Аристотель считал, что в основе комедии находится подражание худшим людям, худшим, но не совершеннейшим злодеям, поскольку "смешное есть часть безобразного: смешное - это некоторая ошибка и безобразие, никому не причиняющее страдания и ни для кого не пагубное".

Представления о прекрасном в трактовке Аристотеля неразрывно связаны с учением о красоте. Для объяснения же последней категории Аристотель обращается к двум вторичным категориям эстетики (хотя в данном случае их следовало бы признать первичными, если не в плане аксиологии, то в плане онтологии) - это величина и порядок. Соблюдение величины и порядка является универсальным эстетическим законом: ничего из существующего ни в реальности, ни дискурсно не может быть свободным от него. Все сущее, и живое, и неодушевленное, подчиняется законам величины, поскольку обладает размером. Материальные предметы, имеющие эстетическую ценность, должны обладать такими размерами, которые не препятствуют их нормальному восприятию: они должны быть "легко обозреваемыми". Соответственно фабула литературного произведения должна быть легко запоминаемой. Справедливость наблюдения, сделанного Аристотелем, очевидна. Огромные произведения, например архитектуры, обозрение которых требует особых усилий в виде неестественного "задирания" головы и т.п., способны вызвать раздражение, равно как и такие произведения литературы, сюжет которых невозможно запомнить, а имена сотен действующих лиц и названий придают тексту сходство с адресным справочником. Категория величины, по Аристотелю, будучи универсальной, тем не менее онтологически не является безусловной. Величина интересует философа не как объективный признак предмета, а как характеристика, находящаяся в связи со способностью человека воспринимать мир при помощи чувств (опосредованно - памяти и иных ментальных способностей). Перед нами - новый аспект телеологического принципа, но в отличие от предшественников телеология Аристотеля переориентирована с космоса на микрокосм.

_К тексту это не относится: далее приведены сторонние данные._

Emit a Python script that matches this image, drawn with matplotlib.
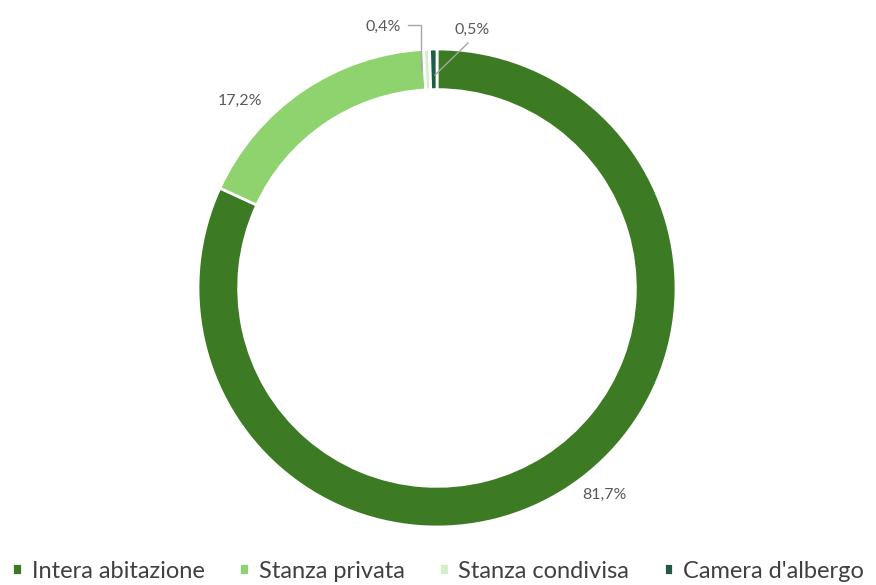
import matplotlib.pyplot as plt

plt.rcParams['font.family'] = ['Lato', 'DejaVu Sans']

# data
categories = ['Intera abitazione', 'Stanza privata', 'Stanza condivisa', "Camera d'albergo"]
values = [81.7, 17.2, 0.4, 0.5]
labels = ['81,7%', '17,2%', '0,4%', '0,5%']
colors = ['#3C7B24', '#8FD36F', '#D5EFC8', '#1F5B45']

W, H = 876, 585
cx, cy, R = 437, 288, 239  # pixel centre / radius of the ring

fig = plt.figure(figsize=(W / 100, H / 100), dpi=100)
ax = fig.add_axes([(cx - R) / W, (H - cy - R) / H, 2 * R / W, 2 * R / H])

wedges, _ = ax.pie(values, colors=colors, startangle=90, counterclock=False,
                   radius=1, wedgeprops=dict(width=0.17, edgecolor='white', linewidth=2))
ax.set_xlim(-1, 1)
ax.set_ylim(-1, 1)
ax.set_aspect('equal')
ax.axis('off')


def px(x, y):
    # pixel position -> data coords
    return (x - cx) / R, (cy - y) / R


lab_col = '#595959'
fs = 11.5
ax.text(*px(604, 495), labels[0], fontsize=fs, color=lab_col, ha='center', va='center')
ax.text(*px(240, 101), labels[1], fontsize=fs, color=lab_col, ha='center', va='center')
ax.text(*px(383, 27), labels[2], fontsize=fs, color=lab_col, ha='center', va='center')
ax.text(*px(472, 30), labels[3], fontsize=fs, color=lab_col, ha='center', va='center')

# leader lines
p = [px(408, 25), px(421, 25), px(421, 70)]
ax.plot([q[0] for q in p], [q[1] for q in p], color='#A6A6A6', lw=1, clip_on=False)
p = [px(468, 43), px(435, 75)]
ax.plot([q[0] for q in p], [q[1] for q in p], color='#A6A6A6', lw=1, clip_on=False)

fig.legend(wedges, categories, loc='center', bbox_to_anchor=(0.5, 1 - 571 / H),
           ncol=4, frameon=False, fontsize=17, handlelength=0.42, handleheight=0.42,
           handletextpad=0.42, columnspacing=1.45, labelcolor='#404040')

fig.savefig('out.png', dpi=100)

Если Платон акцентирует мистико-элитарный характер творчества, то для Аристотеля творческий акт находится в большей степени в пространстве рационального. Творчество для Аристотеля связано с познавательной деятельностью человека, а радость от творчества сродни той радости, которую вызывает узнавание нового. Тяга к познанию коренится в природе человека, с детства человек тянется к неизвестному, подражая взрослым. Благодаря способности к подражанию человек обретает и первые знания и навыки. Потребность в получении новых знаний свойственна всем людям, не только аристократам и философам. Поэтому все способны испытывать радость от созерцания или иного восприятия произведения искусств - "продукты подражания всем доставляют удовольствие", даже если предметом художественного воспроизведения являются уродливые животные и трупы. Последнее Аристотель объясняет именно познавательным значением искусства, которое имеет универсальный характер и проявляется даже в том случае, если предмет подражания должен трактоваться как отвратительный. При этом Аристотель отмечает, что простые люди не способны продолжительное время испытывать радость от познания, хотя произведение искусства нравится им потому, что учит их рассуждать, уметь видеть общее и единичное, или же техникой художественного исполнения и т.д. Известно, что люди, никогда в своей жизни не сталкивавшиеся, например, с живописью и не имеющие о ней никаких представлений, могут испытать и онтологическую радость, и одновременно онтологический ужас, увидев, например, портрет известного им человека. Несмотря на то что их реакция способна позабавить человека сколько-нибудь искушенного, перед нами проявление чистой аристотелевской радости, свойственной девственному узнаванию реального в формате художественного образа.